Mulan stars a bunch of paint, smeared around to look like people and stuff. Pretty damn impressive, if you ask me.

It also stars the some pretty cool voices including Ming-Na Wen, B.D. Wong, Harvey Fierstein, Pat Morita, Star Trek's George Takei (Yes, he legally belongs to Star Trek), and the incredible Eddie Murphy as Mushu the talking meal.

Eddie is the man. He takes control of this baby the same way Robin Williams took control of Aladdin. He's darn funny as the voice of a little Dragon with a big complex.

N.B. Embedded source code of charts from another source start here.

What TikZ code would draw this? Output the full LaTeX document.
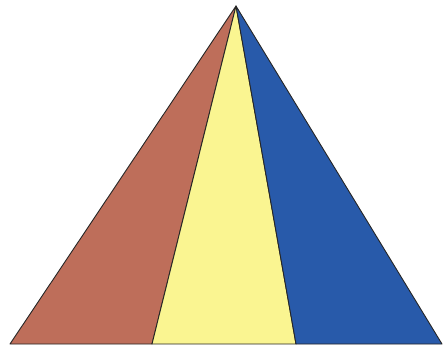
\documentclass[tikz,border=0pt]{standalone}
\usepackage{tikz}
\usepackage{xcolor}
\definecolor{brick}{RGB}{190, 110, 90}
\definecolor{sand}{RGB}{250, 245, 145}
\definecolor{cobalt}{RGB}{40, 90, 170}

\begin{document}
\begin{tikzpicture}[
    x=1pt, y=-1pt,
    part/.style={
        draw=black!85,
        line width=0.9pt,
        line join=round,
        fill=#1
    },
    part/.default=white
]
\useasboundingbox (0,0) rectangle (445,349);

% === corners ===
\coordinate (apex) at (236,6);
\coordinate (bl) at (10,344);
\coordinate (bm1) at (152,344);
\coordinate (bm2) at (296,344);
\coordinate (br) at (442,344);

% === three parts ===
\draw[part=brick] (apex) -- (bl) -- (bm1) -- cycle;
\draw[part=sand] (apex) -- (bm1) -- (bm2) -- cycle;
\draw[part=cobalt] (apex) -- (bm2) -- (br) -- cycle;

\end{tikzpicture}
\end{document}
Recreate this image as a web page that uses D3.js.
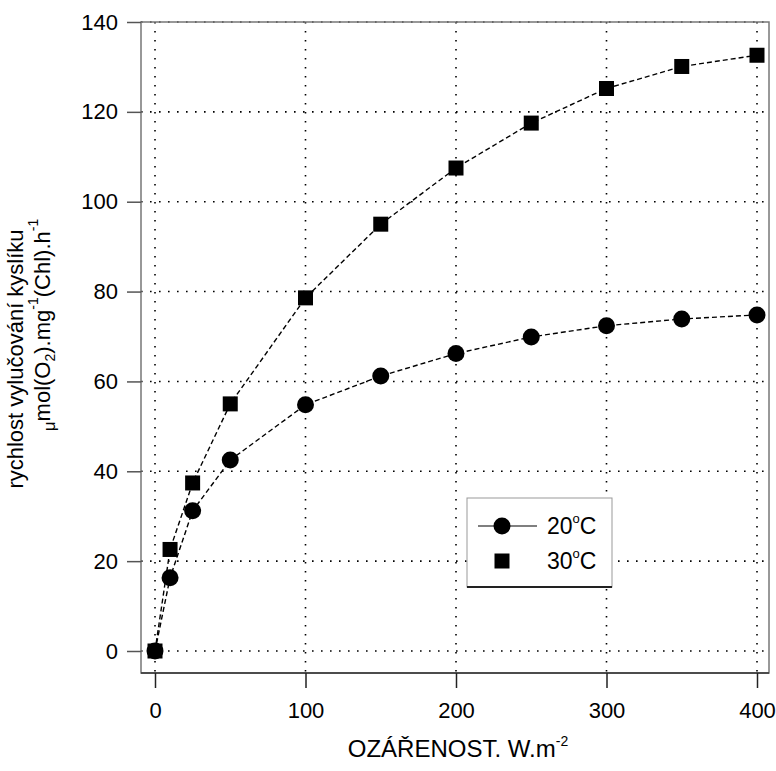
<!DOCTYPE html>
<html><head><meta charset="utf-8">
<script src="https://cdn.jsdelivr.net/npm/d3@7"></script>
<style>body{margin:0;background:#fff}svg{display:block}text{font-family:"Liberation Sans",Arial,sans-serif;fill:#000}</style>
</head><body><svg id="c" width="776" height="771"></svg>
<script>
const irradiance = [0, 10, 25, 50, 100, 150, 200, 250, 300, 350, 400];
const rate20 = [0, 16.3, 31.2, 42.5, 54.8, 61.2, 66.2, 69.9, 72.4, 73.9, 74.8];
const rate30 = [0, 22.6, 37.4, 55, 78.6, 95, 107.5, 117.5, 125.2, 130.1, 132.6];
const xTicks = [0, 100, 200, 300, 400];
const yTicks = [0, 20, 40, 60, 80, 100, 120, 140];
const seriesNames = ["20", "30"];

const svg = d3.select("#c");
const box = {l:141, t:22, r:769, b:673};
const x = d3.scaleLinear().domain([0,400]).range([155,757]);
const y = d3.scaleLinear().domain([0,140]).range([651,22]);

// grid
const g = svg.append("g");
g.selectAll(".gx").data(xTicks).join("line")
  .attr("x1", d=>x(d)).attr("x2", d=>x(d)).attr("y1", box.t).attr("y2", box.b)
  .attr("stroke","#000").attr("stroke-width",1.6).attr("stroke-dasharray","1.6,7.4");
g.selectAll(".gy").data(yTicks).join("line")
  .attr("y1", d=>y(d)).attr("y2", d=>y(d)).attr("x1", box.l).attr("x2", box.r)
  .attr("stroke","#000").attr("stroke-width",1.6).attr("stroke-dasharray","1.6,7.4");

// frame
svg.append("rect").attr("x",box.l).attr("y",box.t).attr("width",box.r-box.l).attr("height",box.b-box.t)
  .attr("fill","none").attr("stroke","#777").attr("stroke-width",1.5);
svg.append("line").attr("x1",box.l).attr("x2",box.r).attr("y1",box.b).attr("y2",box.b).attr("stroke","#333").attr("stroke-width",1.5);

// axes
const xAxis = d3.axisBottom(x).tickValues(xTicks).tickSize(15).tickPadding(14);
const xa = svg.append("g").attr("transform",`translate(0,${box.b})`).call(xAxis);
xa.select(".domain").remove();
xa.selectAll("text").attr("font-size",22).attr("font-family","Liberation Sans, Arial, sans-serif");
xa.selectAll("line").attr("stroke","#222").attr("stroke-width",1.5);
const yAxis = d3.axisLeft(y).tickValues(yTicks).tickSize(14).tickPadding(9);
const ya = svg.append("g").attr("transform",`translate(${box.l},0)`).call(yAxis);
ya.select(".domain").remove();
ya.selectAll("text").attr("font-size",22).attr("font-family","Liberation Sans, Arial, sans-serif");
ya.selectAll("line").attr("stroke","#555").attr("stroke-width",1.5);

// lines
const line = d3.line().x((d,i)=>x(irradiance[i])).y(d=>y(d));
[rate20, rate30].forEach(s=>{
  svg.append("path").attr("d", line(s)).attr("fill","none").attr("stroke","#000")
    .attr("stroke-width",1.4).attr("stroke-dasharray","5,3");
});
svg.selectAll(".c20").data(rate20).join("circle")
  .attr("cx",(d,i)=>x(irradiance[i])).attr("cy",d=>y(d)).attr("r",8.5).attr("fill","#000");
svg.selectAll(".s30").data(rate30).join("rect")
  .attr("x",(d,i)=>x(irradiance[i])-7.5).attr("y",d=>y(d)-7.5).attr("width",15).attr("height",15).attr("fill","#000");

// legend
const lg = svg.append("g");
lg.append("rect").attr("x",467).attr("y",498).attr("width",145).attr("height",89).attr("fill","#fff").attr("stroke","#999").attr("stroke-width",1);
lg.append("line").attr("x1",467).attr("x2",612).attr("y1",587).attr("y2",587).attr("stroke","#222").attr("stroke-width",2);
lg.append("line").attr("x1",478).attr("x2",537).attr("y1",526).attr("y2",526).attr("stroke","#555").attr("stroke-width",1.5);
lg.append("circle").attr("cx",502).attr("cy",526).attr("r",8.5).attr("fill","#000");
lg.append("rect").attr("x",494.5).attr("y",553.5).attr("width",15).attr("height",15).attr("fill","#000");
seriesNames.forEach((n,i)=>{
  const t = lg.append("text").attr("x",547).attr("y",534+i*35).attr("font-size",23);
  t.append("tspan").text(n);
  t.append("tspan").attr("font-size",13).attr("dy",-11).text("o");
  t.append("tspan").attr("dy",11).text("C");
});

// x label
const xl = svg.append("text").attr("x",458).attr("y",757).attr("text-anchor","middle").attr("font-size",24);
xl.append("tspan").text("OZÁŘENOST. W.m");
xl.append("tspan").attr("font-size",14).attr("dy",-11).text("-2");

// y label
const yl1 = svg.append("g").attr("transform","translate(23,359) rotate(-90)");
yl1.append("text").attr("text-anchor","middle").attr("font-size",22).text("rychlost vylučování kyslíku");
const yl2 = svg.append("g").attr("transform","translate(50,325) rotate(-90)");
const t2 = yl2.append("text").attr("text-anchor","middle").attr("font-size",22);
t2.append("tspan").attr("font-size",17).attr("dy",5).text("μ");
t2.append("tspan").attr("dy",-5).text("mol(O");
t2.append("tspan").attr("font-size",14).attr("dy",5).text("2");
t2.append("tspan").attr("dy",-5).text(").mg");
t2.append("tspan").attr("font-size",14).attr("dy",-12).text("-1");
t2.append("tspan").attr("dy",12).text("(Chl).h");
t2.append("tspan").attr("font-size",14).attr("dy",-12).text("-1");
</script></body></html>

But he doesn't sing. Why not? Am I the only one who remembers that his girl likes to Party All the Time?

And now that I mention it, the songs are the one area where this otherwise quite sturdy production falls short of past pics. The songs just aren't that interesting. Don't get me wrong, they're a Chopin Concerto compared to the fluff that was in Poca-cocoa, but they don't have the zing the Aladdin or Lion King had. Plus they have Matthew Wilder and Donny Osmond singing. Matthew of "Ain't Nothin' Gonna Break-a My Stride" fame and Donny of...oh, like I'm gonna even type the lyrics to a Donny Osmond song.

However, in all other areas, Disney has hit a Homer. The story is engaging, fun, and meaningful. I liked it, and I'm not exactly the target demographic. A bunch of other adults saw it with me (under duress) and they grudgingly admitted that they liked it too. And of course the kids ate it up. Especially Eddie Murphy's bit. Man, he has come a long way. You almost want to take some of his new kiddie fans who love him in this, Dr. Dolittle and Nutty Professor and show them Raw and Delirious. Just to see their reactions.

"Mommy? Why is Mushu doing that with the microphone? What does he mean by the word f@$#? What's a p*%^y?"

You get the idea.

His past aside, is he, and this movie, fit for kids? Sure. So there's a war that causes the death of, oh I don't know, 10,000 people? 100,000? It's never done on screen. And you never see any bodies or anything. I mean come on folks, this is Disney.

All told, I'm gonna give Mulan 3 3/4 Babylons. A good bit of fun for the kiddies and the adults who still like to think they're kiddies, or at least those adults who like to occasionally dress up like kiddies in the privacy of their own home.

Don't ask, don't tell.

Editor's Note:

Let me just say that his "Child asking about Raw and Delirious" bit was quite a bit more graphic before I got a hold of it. I guess nobody's told His Criticness that our readership has expanded outside the gutter.

Really, sometimes I don't even know why I bother.

Rated: G
Directed By: Tony Bancroft and Barry Cook Starring the voice talents of: Ming-Na Wen, Eddie Murphy, B.D. Wong, Harvey Fierstein, Pat Morita, Miguel Ferrer and Star Trek's George Takei. Also subjecting the audience to the singing talents of: Matthew Wilder and Donny Osmond.